Masked Diffusion Models as Energy Minimization
Sitong Chen, Shen Nie, Jiacheng Sun, Zijin Feng, Zhenguo Li, Ji-Rong Wen, Chongxuan Li
TL;DR
This work reframes Masked Diffusion Models as energy-minimizing discrete transport processes, unifying kinetic, conditional kinetic, and geodesic viewpoints. It proves an optimal mask-schedule condition $\alpha_t^* = \sin^2\left(\frac{\pi}{2}\gamma_t\right)$ that minimizes all three energies and links discrete masking to geodesic interpolation on probability space. To make scheduling practical, it introduces a Beta-CDF parameterization of $\gamma_t$, reducing the search to two dimensions and enabling post-training task-adaptive tuning without retraining. Empirical results on synthetic and real-world benchmarks show energy-inspired schedules can outperform hand-crafted baselines in few-step sampling, with task-dependent schedule preferences, particularly benefiting code generation and reasoning tasks.
Abstract
We present a systematic theoretical framework that interprets masked diffusion models (MDMs) as solutions to energy minimization problems in discrete optimal transport. Specifically, we prove that three distinct energy formulations--kinetic, conditional kinetic, and geodesic energy--are mathematically equivalent under the structure of MDMs, and that MDMs minimize all three when the mask schedule satisfies a closed-form optimality condition. This unification not only clarifies the theoretical foundations of MDMs, but also motivates practical improvements in sampling.

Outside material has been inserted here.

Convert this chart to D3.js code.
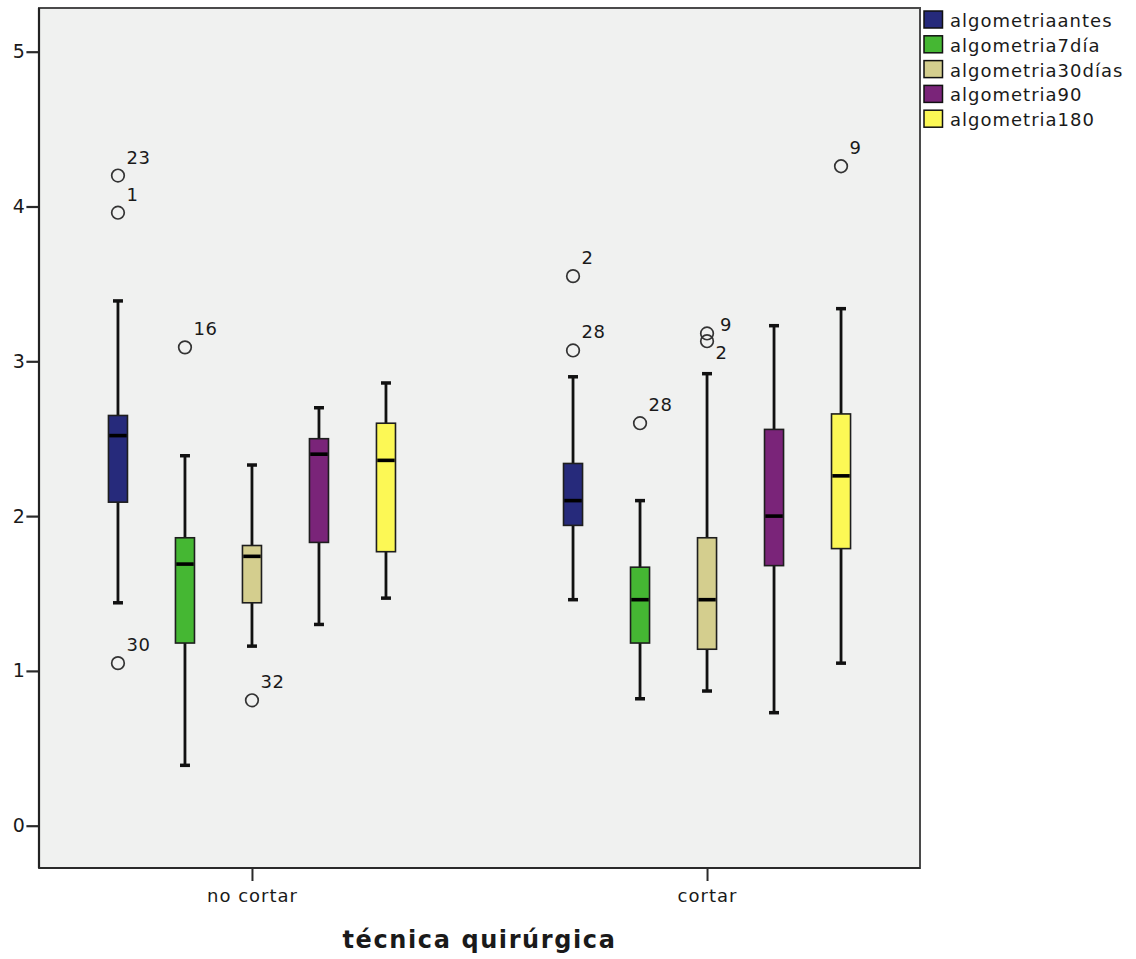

By parameterizing interpolation schedules via Beta distributions, we reduce the schedule design space to a tractable 2D search, enabling efficient post-training tuning without model modification. Experiments on synthetic and real-world benchmarks demonstrate that our energy-inspired schedules outperform hand-crafted baselines, particularly in low-step sampling settings.